You won't find many right-wing pundits or pols with jobs to protect who'd be willing to make even the mildly approving (and obviously accurate) comments about the "good work" that Planned Parenthood has done for "millions of women" that Trump has made this campaign season. Of course Trump is rich in addition to being insane, so he's exempt from the usual professional pressures.

Democratic politics is the same minefield of litmus tests and taboos that Republican politics is, with the caveat that we're supposed to pretend it isn't. Even people who've dedicated their lives to liberal causes quickly learn that any blemish in their belief systems can be costly.

So those that have non-conforming beliefs, like free-speech icon Nat Hentoff (who somewhat reluctantly came out as pro-life in the Nineties), tend not to be very loud about their idiosyncrasies, hoping it doesn't hurt them professionally too much.

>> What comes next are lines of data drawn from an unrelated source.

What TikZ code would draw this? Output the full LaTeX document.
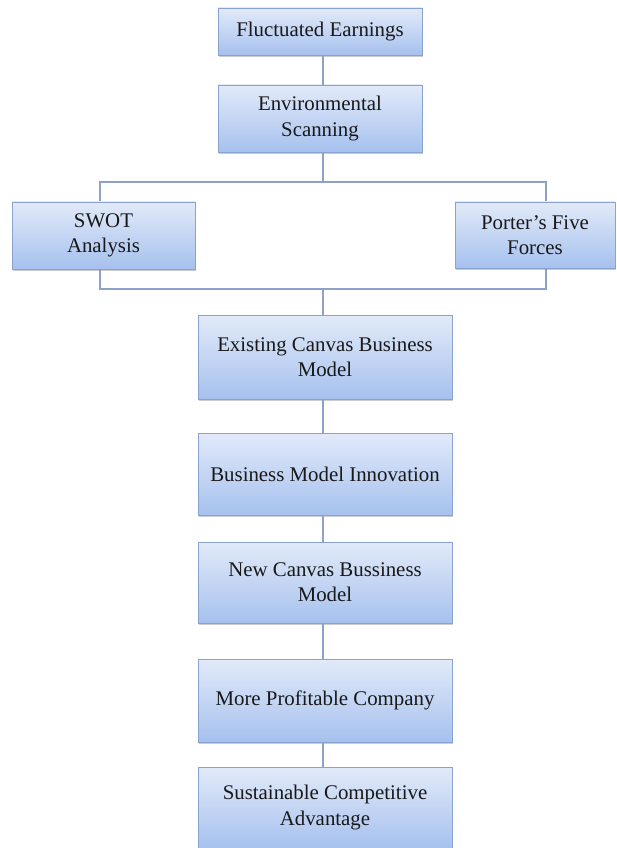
\documentclass[tikz,border=0pt]{standalone}
\usepackage{fontspec}
\setmainfont{Liberation Serif}
\usetikzlibrary{shadows}
\definecolor{boxtop}{HTML}{E2EAF9}
\definecolor{boxbot}{HTML}{A6C1EE}
\definecolor{boxline}{HTML}{88A3D0}
\definecolor{linkline}{HTML}{8CA2C6}
\tikzset{
  stage/.style={draw=boxline, line width=0.8pt, top color=boxtop, bottom color=boxbot,
    drop shadow={opacity=0.4, shadow xshift=0.6pt, shadow yshift=-1.8pt},
    align=center, inner sep=2pt, font=\fontsize{17.8}{21.5}\selectfont, text=black!90},
  link/.style={draw=linkline, line width=0.9pt}
}
\begin{document}
\begin{tikzpicture}[x=0.03cm, y=-0.03cm]
  \useasboundingbox (0,0) rectangle (616,848);
  \fill[white] (0,0) rectangle (616,848);
  \coordinate (brtl) at (100,182);
  \coordinate (brbr) at (546,289);
  \coordinate (brtop) at (323,182);
  \coordinate (brbot) at (323,289);
  \draw[link] (brtl) rectangle (brbr);
  \node[stage, minimum width=204*0.03cm, minimum height=47*0.03cm] (fluct) at (320,31.5) {Fluctuated Earnings};
  \node[stage, minimum width=204*0.03cm, minimum height=67*0.03cm] (env) at (320,118.5) {Environmental\\Scanning};
  \node[stage, minimum width=183*0.03cm, minimum height=67*0.03cm] (swot) at (103.5,235.5) {SWOT\\Analysis};
  \node[stage, minimum width=160*0.03cm, minimum height=66*0.03cm] (porter) at (535,235) {Porter’s Five\\Forces};
  \node[stage, minimum width=254*0.03cm, minimum height=84*0.03cm] (exist) at (325,357) {Existing Canvas Business\\Model};
  \node[stage, minimum width=254*0.03cm, minimum height=82*0.03cm] (bmi) at (325,474) {Business Model Innovation};
  \node[stage, minimum width=254*0.03cm, minimum height=81*0.03cm] (newc) at (325,582.5) {New Canvas Bussiness\\Model};
  \node[stage, minimum width=254*0.03cm, minimum height=83*0.03cm] (more) at (325,700.5) {More Profitable Company};
  \node[stage, minimum width=254*0.03cm, minimum height=81*0.03cm] (sust) at (325,807.5) {Sustainable Competitive\\Advantage};
  \draw[link] (fluct.south -| brtop) -- (env.north -| brtop);
  \draw[link] (env.south -| brtop) -- (brtop);
  \draw[link] (brbot) -- (exist.north -| brbot);
  \draw[link] (exist.south -| brbot) -- (bmi.north -| brbot);
  \draw[link] (bmi.south -| brbot) -- (newc.north -| brbot);
  \draw[link] (newc.south -| brbot) -- (more.north -| brbot);
  \draw[link] (more.south -| brbot) -- (sust.north -| brbot);
\end{tikzpicture}
\end{document}
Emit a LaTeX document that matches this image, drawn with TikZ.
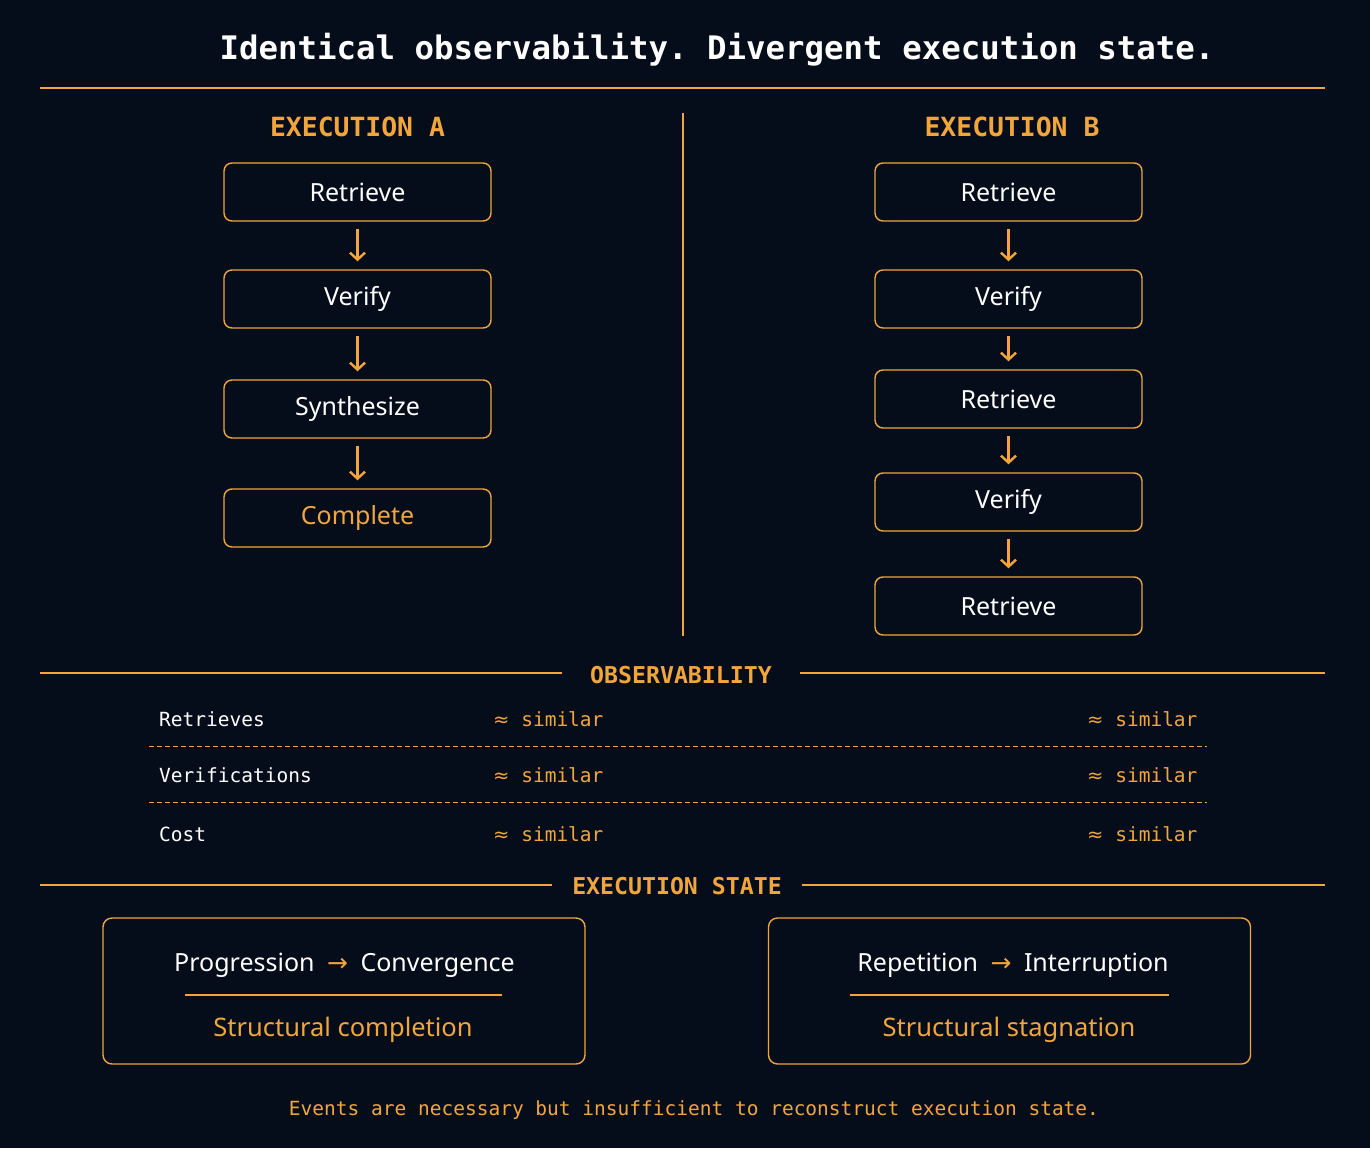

The few exceptions are people like Bill Maher, who have big enough and secure enough audiences that they can afford to openly challenge a few blue-team bugaboos and keep working.

Still, when Maher came out with off-color jokes and comments about Islam, blue-team America went nuts, organizing campaigns to keep him off campuses and devolving at times into humorously genuine despair over his continued existence. It was very nearly an existential crisis. He's liberal, but I don't agree with absolutely everything that he says! How will I cope? A plaintive Huffington Post piece asking how to "solve a problem like Bill Maher" is typical of the phenomenon.

One would think the solution to a Bill Maher problem, if you think you have one, is to not watch him, but that doesn't work. The modern American media consumer has a genuine mania for orthodoxy. We've habituated readers and viewers not just to expect content that caters to all their opinions down the line, but also to expect and demand a completely binary representation of the political landscape: blue and red, Us and Them.

Consumers on both sides don't like pundits whose views are all over the place. They want white hats and black hats, allies and enemies, even though in real life most people are not wholly one thing or another. And when one of the performers steps off-script, it's a "problem."

To me this is consumerism, not political correctness. Capitalism in this country has become so awesomely efficient at target-scratching every conceivable consumer itch that it's raised a generation of people with no tolerance for discomfort, particularly the intellectual kind.

There are so many products available now that customers have learned to demand that every single purchase choice they make be perfectly satisfying. People want nacho chips that taste awesome every time, and they want pundits who agree with them every time. They don't want to fork over time or money to be told they're wrong or uninformed any more than they want to eat a salad.

The ultimate irony is in Donald Trump being cast as some kind of strong, heroic invader of safe spaces. Trump is exactly the thin-skinned bundle of nerves that most media consumers are (and Trump is nothing if not a media addict). If there's ever been a person who couldn't handle a challenge and demanded that reality be bent to his worldview, it's Trump. His whole campaign is a demand for a safe space. What a joke this story is, all around.